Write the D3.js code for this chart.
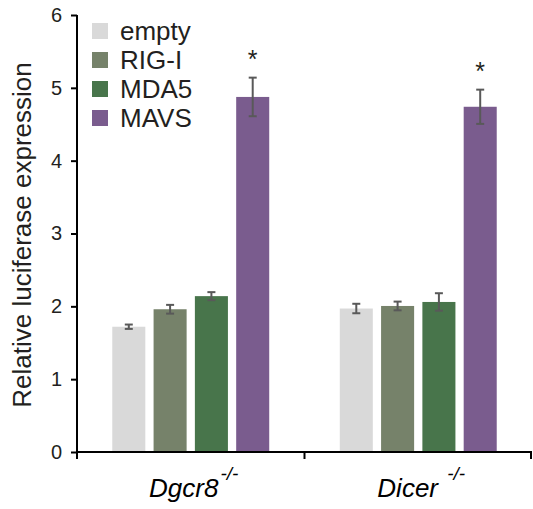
<!DOCTYPE html>
<html><head><meta charset="utf-8">
<script src="https://cdn.jsdelivr.net/npm/d3@7"></script>
<style>body{margin:0;background:#fff;} svg{display:block;font-family:Arial,"Liberation Sans",sans-serif;}</style>
</head><body>
<script>
const groups = ["Dgcr8", "Dicer"];
const groupSuffix = ["", " "];
const series = ["empty", "RIG-I", "MDA5", "MAVS"];
const colors = ["#d9d9d9", "#76826a", "#48754b", "#7a5c8e"];
const values = [[1.72, 1.96, 2.14, 4.875], [1.97, 2.005, 2.06, 4.74]];
const errors = [[0.03, 0.06, 0.055, 0.265], [0.065, 0.06, 0.12, 0.235]];
const stars = [[false, false, false, true], [false, false, false, true]];
const yTicks = [0, 1, 2, 3, 4, 5, 6];

const W = 533, H = 509;
const svg = d3.select("body").append("svg").attr("width", W).attr("height", H);
const x0 = d3.scaleBand().domain(groups).range([77, 532]).paddingInner(0).paddingOuter(0);
const x1 = d3.scaleBand().domain(series).range([0, x0.bandwidth()]).paddingInner(0.2).paddingOuter(0.854);
const y = d3.scaleLinear().domain([0, 6]).range([452, 15]);
const col = d3.scaleOrdinal().domain(series).range(colors);
const txt = "#231f20";

// bars
groups.forEach((g, gi) => {
  const gg = svg.append("g").attr("transform", `translate(${x0(g)},0)`);
  series.forEach((s, si) => {
    const v = values[gi][si], e = errors[gi][si];
    const bx = x1(s), bw = x1.bandwidth(), cx = bx + bw / 2;
    gg.append("rect").attr("x", bx).attr("y", y(v)).attr("width", bw).attr("height", y(0) - y(v)).attr("fill", col(s));
    gg.append("line").attr("x1", cx).attr("x2", cx).attr("y1", y(v + e)).attr("y2", y(v - e)).attr("stroke", "#595959").attr("stroke-width", 2);
    [v + e, v - e].forEach(t => gg.append("line").attr("x1", cx - 4).attr("x2", cx + 4).attr("y1", y(t)).attr("y2", y(t)).attr("stroke", "#595959").attr("stroke-width", 2));
    if (stars[gi][si]) {
      gg.append("text").attr("x", cx).attr("y", y(v + e) - 10).attr("text-anchor", "middle").attr("font-size", 25).attr("fill", txt).text("*");
    }
  });
});

// y axis
const yAxis = svg.append("g").attr("transform", "translate(77,0)")
  .call(d3.axisLeft(y).tickValues(yTicks).tickFormat(d3.format("d")).tickSize(6).tickPadding(9));
yAxis.select(".domain").attr("stroke", "#000").attr("stroke-width", 2).attr("d", `M0,${y(0)}V${y(6)}`);
yAxis.selectAll(".tick line").attr("stroke", "#000").attr("stroke-width", 2);
yAxis.selectAll(".tick text").attr("font-size", 20).attr("fill", txt).attr("font-family", "Arial,'Liberation Sans',sans-serif");

// x axis
const xAxis = svg.append("g").attr("transform", `translate(0,${y(0)})`);
xAxis.append("line").attr("x1", 77).attr("x2", 532).attr("y1", 0).attr("y2", 0).attr("stroke", "#000").attr("stroke-width", 2);
[77, x0("Dicer"), 531].forEach(px => xAxis.append("line").attr("x1", px).attr("x2", px).attr("y1", 0).attr("y2", 7).attr("stroke", "#000").attr("stroke-width", 2));
groups.forEach((g, gi) => {
  const t = svg.append("text").attr("x", x0(g) + x0.bandwidth() / 2 + 3).attr("y", 497)
    .attr("text-anchor", "middle").attr("font-size", 26).attr("font-style", "italic").attr("fill", "#000");
  t.append("tspan").text(g + groupSuffix[gi]);
  t.append("tspan").attr("dy", -17).attr("dx", 2).attr("font-size", 19).text("-/-");
});

// y title
svg.append("text").attr("transform", "translate(31,235) rotate(-90)").attr("text-anchor", "middle")
  .attr("font-size", 26).attr("fill", txt).text("Relative luciferase expression");

// legend
const leg = svg.append("g");
series.forEach((s, i) => {
  const cy = 31 + i * 29;
  leg.append("rect").attr("x", 92).attr("y", cy - 8).attr("width", 16).attr("height", 16).attr("fill", col(s));
  leg.append("text").attr("x", 120).attr("y", cy + 9).attr("font-size", 26).attr("fill", txt).text(s);
});
</script>
</body></html>
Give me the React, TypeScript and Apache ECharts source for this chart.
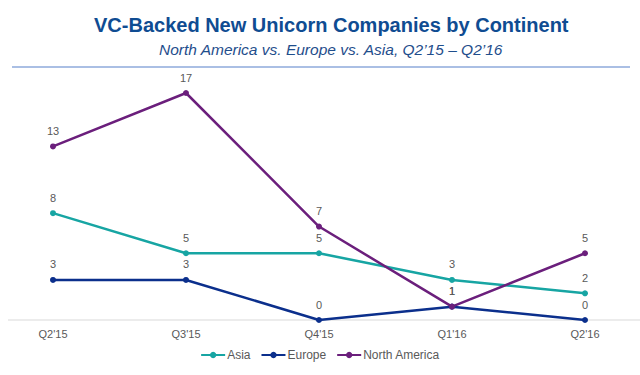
import React, { useEffect, useRef } from "react";
import * as echarts from "echarts";

const categories = ["Q2'15", "Q3'15", "Q4'15", "Q1'16", "Q2'16"];
const asia = [8, 5, 5, 3, 2];
const europe = [3, 3, 0, 1, 0];
const northAmerica = [13, 17, 7, 1, 5];

const FONT = "'Liberation Sans', Arial, sans-serif";

export default function App() {
  const ref = useRef<HTMLDivElement>(null);
  useEffect(() => {
    document.body.style.margin = "0";
    if (!ref.current) return;
    const chart = echarts.init(ref.current, null, { renderer: "svg" });
    const mk = (name: string, data: number[], color: string) => ({
      name,
      type: "line",
      data,
      symbol: "circle",
      symbolSize: 6,
      lineStyle: { color, width: 2.5 },
      itemStyle: { color },
      label: {
        show: true,
        position: "top",
        distance: 7,
        color: "#595959",
        fontSize: 11,
        fontFamily: FONT,
      },
    });
    chart.setOption({
      animation: false,
      textStyle: { fontFamily: FONT },
      title: [
        {
          text: "VC-Backed New Unicorn Companies by Continent",
          left: 89,
          top: 10,
          textStyle: { fontSize: 20, fontWeight: "bold", color: "#0f4c92", fontFamily: FONT },
        },
        {
          text: "North America vs. Europe vs. Asia, Q2\u201915 \u2013 Q2\u201916",
          left: 154,
          top: 36,
          textStyle: { fontSize: 15.5, fontWeight: "normal", fontStyle: "italic", color: "#1f4e8c", fontFamily: FONT },
        },
      ],
      graphic: [
        {
          type: "line",
          shape: { x1: 12, y1: 67, x2: 630, y2: 67 },
          style: { stroke: "#8eaadb", lineWidth: 1.5 },
        },
        {
          type: "line",
          shape: { x1: 8, y1: 320, x2: 640, y2: 320 },
          style: { stroke: "#d9d9d9", lineWidth: 1 },
          z: -1,
        },
      ],
      legend: {
        bottom: 9,
        left: "center",
        itemWidth: 24,
        itemHeight: 8,
        itemGap: 10,
        textStyle: { color: "#595959", fontSize: 12, fontFamily: FONT, padding: [0, 0, 0, -3] },
        data: ["Asia", "Europe", "North America"],
      },
      grid: { left: 53, right: 55, top: 93, bottom: 55 },
      xAxis: {
        type: "category",
        data: categories,
        boundaryGap: false,
        axisLine: { show: false },
        axisTick: { show: false },
        axisLabel: { color: "#595959", fontSize: 11, margin: 8, fontFamily: FONT },
      },
      yAxis: {
        type: "value",
        min: 0,
        max: 17,
        show: false,
        splitLine: { show: false },
      },
      series: [
        mk("Asia", asia, "#17a5a3"),
        mk("Europe", europe, "#0b2f8c"),
        mk("North America", northAmerica, "#6b1f7c"),
      ],
    });
    return () => chart.dispose();
  }, []);
  return <div ref={ref} style={{ width: 640, height: 375 }} />;
}
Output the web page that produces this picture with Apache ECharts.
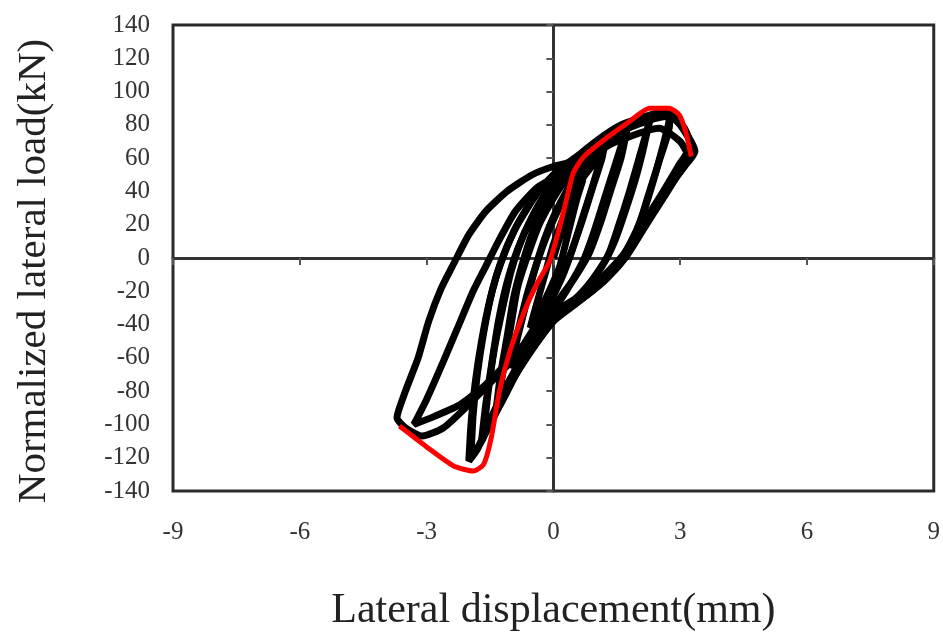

####

**Task goal**. Look through the entries above and count each line holding "React"; report the count alone.

**Full output**. 2